A scalable scatter plot extension for Jupyter Lab and Notebook
IMPORTANT: THIS IS VERY EARLY WORK! THE API WILL LIKELY CHANGE. Anyway, you're more than welcome to give the extension a try and let me know what you think :) All feedback is welcome!
Why? Imagine trying to explore an embedding space of millions of data points. Besides plotting the space as a 2D scatter, the exploration typically involves three things: First, we want to interactively adjust the view (e.g., via panning & zooming) and the visual point encoding (e.g., the point color, opacity, or size). Second, we want to be able to select/highlight points. And third, we want to compare multiple embeddings (e.g., via animation, color, or point connections). The goal of jupyter-scatter is to support all three requirements and scale to millions of points.

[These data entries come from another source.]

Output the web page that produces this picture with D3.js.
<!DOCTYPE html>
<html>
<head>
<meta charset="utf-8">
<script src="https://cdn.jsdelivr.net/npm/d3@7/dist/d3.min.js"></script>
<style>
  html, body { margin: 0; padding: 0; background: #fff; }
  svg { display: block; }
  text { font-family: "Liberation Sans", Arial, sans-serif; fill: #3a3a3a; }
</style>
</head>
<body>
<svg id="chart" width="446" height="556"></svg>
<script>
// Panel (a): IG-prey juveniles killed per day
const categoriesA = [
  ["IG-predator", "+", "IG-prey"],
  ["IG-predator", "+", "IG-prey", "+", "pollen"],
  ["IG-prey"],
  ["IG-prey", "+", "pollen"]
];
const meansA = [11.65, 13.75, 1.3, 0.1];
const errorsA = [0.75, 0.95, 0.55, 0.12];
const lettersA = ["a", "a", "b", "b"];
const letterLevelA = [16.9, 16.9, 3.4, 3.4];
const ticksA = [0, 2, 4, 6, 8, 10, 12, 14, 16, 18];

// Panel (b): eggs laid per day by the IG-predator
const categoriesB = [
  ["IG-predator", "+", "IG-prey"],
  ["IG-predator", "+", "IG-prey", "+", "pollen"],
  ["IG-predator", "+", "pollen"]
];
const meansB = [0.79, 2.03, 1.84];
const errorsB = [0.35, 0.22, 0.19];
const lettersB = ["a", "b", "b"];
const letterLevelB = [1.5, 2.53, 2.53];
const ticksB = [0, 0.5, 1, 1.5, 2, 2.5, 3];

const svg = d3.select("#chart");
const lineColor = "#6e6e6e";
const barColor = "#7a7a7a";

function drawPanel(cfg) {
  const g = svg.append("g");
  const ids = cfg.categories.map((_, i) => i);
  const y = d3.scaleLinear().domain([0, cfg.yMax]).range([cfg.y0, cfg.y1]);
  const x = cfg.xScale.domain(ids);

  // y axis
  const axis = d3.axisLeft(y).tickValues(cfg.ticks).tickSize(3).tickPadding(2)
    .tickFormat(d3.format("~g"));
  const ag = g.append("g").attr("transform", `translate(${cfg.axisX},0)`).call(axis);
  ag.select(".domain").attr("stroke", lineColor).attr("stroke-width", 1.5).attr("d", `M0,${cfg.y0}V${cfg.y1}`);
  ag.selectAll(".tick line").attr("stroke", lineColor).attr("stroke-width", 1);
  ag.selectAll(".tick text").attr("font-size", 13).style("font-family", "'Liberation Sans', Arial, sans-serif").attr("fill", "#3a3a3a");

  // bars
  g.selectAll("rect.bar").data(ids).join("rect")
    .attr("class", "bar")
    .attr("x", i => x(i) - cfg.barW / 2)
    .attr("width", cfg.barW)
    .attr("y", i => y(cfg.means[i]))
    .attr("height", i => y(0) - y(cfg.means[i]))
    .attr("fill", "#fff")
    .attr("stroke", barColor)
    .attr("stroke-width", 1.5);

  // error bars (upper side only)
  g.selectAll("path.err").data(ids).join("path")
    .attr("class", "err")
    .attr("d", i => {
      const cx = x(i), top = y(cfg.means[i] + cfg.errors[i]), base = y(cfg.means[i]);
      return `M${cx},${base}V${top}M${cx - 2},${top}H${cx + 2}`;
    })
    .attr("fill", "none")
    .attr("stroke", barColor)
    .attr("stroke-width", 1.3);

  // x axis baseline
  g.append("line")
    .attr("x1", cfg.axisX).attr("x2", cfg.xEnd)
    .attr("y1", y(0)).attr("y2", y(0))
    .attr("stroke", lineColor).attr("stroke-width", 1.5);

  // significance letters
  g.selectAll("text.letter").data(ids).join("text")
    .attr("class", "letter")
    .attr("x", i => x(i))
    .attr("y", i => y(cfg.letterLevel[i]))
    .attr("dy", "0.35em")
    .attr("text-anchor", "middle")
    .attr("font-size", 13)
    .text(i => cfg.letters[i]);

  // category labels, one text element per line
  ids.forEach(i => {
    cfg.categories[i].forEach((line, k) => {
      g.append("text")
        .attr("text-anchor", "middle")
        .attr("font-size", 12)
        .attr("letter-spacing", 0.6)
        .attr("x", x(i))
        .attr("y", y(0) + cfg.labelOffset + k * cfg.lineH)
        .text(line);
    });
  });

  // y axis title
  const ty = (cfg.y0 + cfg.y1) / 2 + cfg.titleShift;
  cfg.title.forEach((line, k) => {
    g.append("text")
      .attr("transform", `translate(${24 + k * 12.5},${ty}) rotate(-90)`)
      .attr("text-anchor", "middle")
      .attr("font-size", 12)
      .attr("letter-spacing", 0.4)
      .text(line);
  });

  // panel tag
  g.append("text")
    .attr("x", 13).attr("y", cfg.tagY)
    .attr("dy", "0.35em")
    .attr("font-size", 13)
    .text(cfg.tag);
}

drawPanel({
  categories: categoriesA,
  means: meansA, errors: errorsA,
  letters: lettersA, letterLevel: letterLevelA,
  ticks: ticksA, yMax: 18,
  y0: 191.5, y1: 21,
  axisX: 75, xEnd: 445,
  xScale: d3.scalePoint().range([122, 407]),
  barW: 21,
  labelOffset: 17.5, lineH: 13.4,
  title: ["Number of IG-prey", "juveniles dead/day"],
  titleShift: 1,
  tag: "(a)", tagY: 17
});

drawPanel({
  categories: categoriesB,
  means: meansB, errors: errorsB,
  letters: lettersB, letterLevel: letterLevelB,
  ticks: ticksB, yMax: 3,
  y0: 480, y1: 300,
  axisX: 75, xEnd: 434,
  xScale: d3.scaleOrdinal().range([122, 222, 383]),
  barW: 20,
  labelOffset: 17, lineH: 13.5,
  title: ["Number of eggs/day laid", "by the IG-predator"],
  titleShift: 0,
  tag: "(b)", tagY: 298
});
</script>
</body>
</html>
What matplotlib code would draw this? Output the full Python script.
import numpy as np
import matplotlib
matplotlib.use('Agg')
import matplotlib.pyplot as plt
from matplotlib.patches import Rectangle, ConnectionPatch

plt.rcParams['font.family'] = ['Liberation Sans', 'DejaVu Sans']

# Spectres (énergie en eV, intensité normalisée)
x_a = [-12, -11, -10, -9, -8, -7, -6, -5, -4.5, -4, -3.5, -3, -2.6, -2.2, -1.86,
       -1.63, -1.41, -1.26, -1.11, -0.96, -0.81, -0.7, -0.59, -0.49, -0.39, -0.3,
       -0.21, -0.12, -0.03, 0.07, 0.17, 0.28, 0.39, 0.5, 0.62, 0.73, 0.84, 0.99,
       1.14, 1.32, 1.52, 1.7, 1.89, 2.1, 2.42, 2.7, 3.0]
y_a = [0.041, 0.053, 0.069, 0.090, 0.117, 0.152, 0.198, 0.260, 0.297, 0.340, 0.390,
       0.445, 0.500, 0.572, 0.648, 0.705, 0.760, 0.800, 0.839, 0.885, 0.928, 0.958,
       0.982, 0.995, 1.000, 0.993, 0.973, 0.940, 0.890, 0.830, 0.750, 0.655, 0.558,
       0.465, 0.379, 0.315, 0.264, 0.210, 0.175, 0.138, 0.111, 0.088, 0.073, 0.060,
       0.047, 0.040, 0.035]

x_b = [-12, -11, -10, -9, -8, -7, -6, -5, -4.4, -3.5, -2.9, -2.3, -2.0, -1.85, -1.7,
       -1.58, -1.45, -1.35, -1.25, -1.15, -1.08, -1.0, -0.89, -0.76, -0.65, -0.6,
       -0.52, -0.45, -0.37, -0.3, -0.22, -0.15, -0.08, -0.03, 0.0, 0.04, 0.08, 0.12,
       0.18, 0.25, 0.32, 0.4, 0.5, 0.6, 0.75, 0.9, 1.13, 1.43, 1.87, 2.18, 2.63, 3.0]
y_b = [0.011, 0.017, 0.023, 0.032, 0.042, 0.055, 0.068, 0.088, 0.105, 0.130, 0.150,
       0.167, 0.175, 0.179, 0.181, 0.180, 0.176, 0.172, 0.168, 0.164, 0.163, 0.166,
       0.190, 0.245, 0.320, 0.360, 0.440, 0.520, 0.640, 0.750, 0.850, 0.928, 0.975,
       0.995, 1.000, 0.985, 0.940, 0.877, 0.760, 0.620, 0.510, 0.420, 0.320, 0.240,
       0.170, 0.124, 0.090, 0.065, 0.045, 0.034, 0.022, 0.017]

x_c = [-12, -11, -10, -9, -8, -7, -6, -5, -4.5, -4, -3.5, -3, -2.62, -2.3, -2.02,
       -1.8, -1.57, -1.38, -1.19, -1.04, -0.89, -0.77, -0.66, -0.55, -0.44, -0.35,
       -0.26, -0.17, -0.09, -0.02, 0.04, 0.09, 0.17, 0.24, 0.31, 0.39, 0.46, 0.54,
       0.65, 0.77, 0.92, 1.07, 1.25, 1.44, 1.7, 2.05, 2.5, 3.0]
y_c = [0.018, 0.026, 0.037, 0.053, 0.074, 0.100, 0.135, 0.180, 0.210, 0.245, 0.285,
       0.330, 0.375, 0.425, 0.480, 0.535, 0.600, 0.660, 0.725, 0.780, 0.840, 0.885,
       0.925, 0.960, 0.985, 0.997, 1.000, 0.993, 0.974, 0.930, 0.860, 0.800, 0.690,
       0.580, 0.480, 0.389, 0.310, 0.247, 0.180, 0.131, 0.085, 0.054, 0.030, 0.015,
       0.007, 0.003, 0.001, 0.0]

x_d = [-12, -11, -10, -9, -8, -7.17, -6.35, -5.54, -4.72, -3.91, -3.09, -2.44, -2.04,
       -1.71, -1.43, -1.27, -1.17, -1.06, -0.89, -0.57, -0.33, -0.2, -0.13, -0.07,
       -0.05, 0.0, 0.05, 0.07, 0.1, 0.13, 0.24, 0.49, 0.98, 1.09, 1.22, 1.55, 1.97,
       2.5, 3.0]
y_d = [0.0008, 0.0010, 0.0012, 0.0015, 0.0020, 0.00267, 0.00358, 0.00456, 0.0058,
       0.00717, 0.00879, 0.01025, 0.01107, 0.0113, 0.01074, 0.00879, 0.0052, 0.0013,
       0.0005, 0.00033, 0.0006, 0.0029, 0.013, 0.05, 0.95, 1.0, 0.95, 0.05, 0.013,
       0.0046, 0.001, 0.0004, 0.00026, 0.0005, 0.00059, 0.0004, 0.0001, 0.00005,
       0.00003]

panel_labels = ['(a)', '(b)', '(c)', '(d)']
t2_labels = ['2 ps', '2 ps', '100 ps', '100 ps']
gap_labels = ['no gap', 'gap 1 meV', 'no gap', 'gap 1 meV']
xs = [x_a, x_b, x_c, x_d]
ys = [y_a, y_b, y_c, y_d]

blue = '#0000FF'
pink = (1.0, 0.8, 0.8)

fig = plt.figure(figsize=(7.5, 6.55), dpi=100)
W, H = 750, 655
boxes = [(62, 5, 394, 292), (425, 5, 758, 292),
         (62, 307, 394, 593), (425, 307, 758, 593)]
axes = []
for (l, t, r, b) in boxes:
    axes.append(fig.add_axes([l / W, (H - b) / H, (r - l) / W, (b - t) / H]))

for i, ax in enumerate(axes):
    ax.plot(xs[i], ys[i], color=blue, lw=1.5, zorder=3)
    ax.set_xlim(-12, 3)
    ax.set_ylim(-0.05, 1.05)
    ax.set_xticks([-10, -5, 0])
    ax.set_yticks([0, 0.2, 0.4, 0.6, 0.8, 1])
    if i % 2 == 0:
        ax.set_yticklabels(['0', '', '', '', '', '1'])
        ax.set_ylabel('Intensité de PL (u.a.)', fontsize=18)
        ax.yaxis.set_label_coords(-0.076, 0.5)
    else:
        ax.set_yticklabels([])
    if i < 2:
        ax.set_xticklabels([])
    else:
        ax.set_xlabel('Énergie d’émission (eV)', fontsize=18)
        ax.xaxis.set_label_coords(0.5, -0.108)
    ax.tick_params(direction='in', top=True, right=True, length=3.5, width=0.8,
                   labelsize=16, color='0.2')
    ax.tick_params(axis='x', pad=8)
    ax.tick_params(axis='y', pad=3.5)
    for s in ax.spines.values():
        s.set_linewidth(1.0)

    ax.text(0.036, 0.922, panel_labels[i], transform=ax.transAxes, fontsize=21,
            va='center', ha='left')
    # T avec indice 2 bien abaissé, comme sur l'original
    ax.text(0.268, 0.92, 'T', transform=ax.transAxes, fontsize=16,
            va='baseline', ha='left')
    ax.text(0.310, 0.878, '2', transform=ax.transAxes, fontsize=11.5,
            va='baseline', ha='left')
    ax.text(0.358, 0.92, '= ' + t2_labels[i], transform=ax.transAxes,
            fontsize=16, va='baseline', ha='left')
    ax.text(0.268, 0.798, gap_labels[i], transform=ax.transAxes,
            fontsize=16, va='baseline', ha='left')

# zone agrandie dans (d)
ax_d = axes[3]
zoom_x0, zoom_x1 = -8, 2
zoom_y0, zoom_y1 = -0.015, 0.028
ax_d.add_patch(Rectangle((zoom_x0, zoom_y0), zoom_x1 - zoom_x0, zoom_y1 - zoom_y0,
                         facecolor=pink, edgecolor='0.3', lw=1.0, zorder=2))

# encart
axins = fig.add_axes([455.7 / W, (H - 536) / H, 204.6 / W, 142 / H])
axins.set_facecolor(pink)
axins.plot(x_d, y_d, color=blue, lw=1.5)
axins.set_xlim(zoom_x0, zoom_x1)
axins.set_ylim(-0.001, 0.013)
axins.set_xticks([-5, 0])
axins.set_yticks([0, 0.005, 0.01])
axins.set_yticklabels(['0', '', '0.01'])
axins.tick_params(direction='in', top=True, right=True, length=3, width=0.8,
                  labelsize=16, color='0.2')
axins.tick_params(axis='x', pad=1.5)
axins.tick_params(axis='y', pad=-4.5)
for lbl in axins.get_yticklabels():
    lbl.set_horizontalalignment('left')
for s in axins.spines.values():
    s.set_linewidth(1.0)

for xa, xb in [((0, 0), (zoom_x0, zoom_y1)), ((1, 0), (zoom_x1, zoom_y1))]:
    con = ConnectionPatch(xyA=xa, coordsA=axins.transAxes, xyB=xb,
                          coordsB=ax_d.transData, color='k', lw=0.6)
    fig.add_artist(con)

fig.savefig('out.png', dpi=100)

How? Internally, jupyter-scatter uses regl-scatterplot for rendering and ipywidgets for linking the scatter plot to the iPython kernel.
# Install extension
pip install jupyter-scatter
# Activate extension in Jupyter Lab
jupyter labextension install jupyter-scatter
# Activate extension in Jupyter Notebook
jupyter nbextension install --py --sys-prefix jscatter
jupyter nbextension enable --py --sys-prefix jscatter
For a minimal working example, take a look at test-environment.
import jscatter
import numpy as np
# Let's generate some dummy data
points = np.random.rand(500, 2)
values = np.random.rand(500) # optional
categories = (np.random.rand(500) * 10).astype(int) # optional
# Let's plot the data
scatterplot = jscatter.plot(points, categories, values)
scatterplot.show()
To adjust the scatter plot interactively let's pull up some options:
scatterplot.options()
Finally, to retrieve the current selection of points (or programmatically select points) you can work with:
scatterplot.selected_points
For a complete example, take a look at notebooks/example.ipynb
Coming soon!
Setting up a development environment
Requirements:
- Conda >= 4.8
Installation:
git clone https://github.com/flekschas/jupyter-scatter/ jscatter && cd jscatter
conda env create -f environment.yml && conda activate jscatter
pip install -e .
Enable the Notebook Extension:
jupyter nbextension install --py --symlink --sys-prefix jscatter
jupyter nbextension enable --py --sys-prefix jscatter
Enable the Lab Extension:
jupyter labextension develop --overwrite jscatter
After Changing Python code: simply restart the kernel.
After Changing JavaScript code: do cd js && npm run build
and reload the browser tab.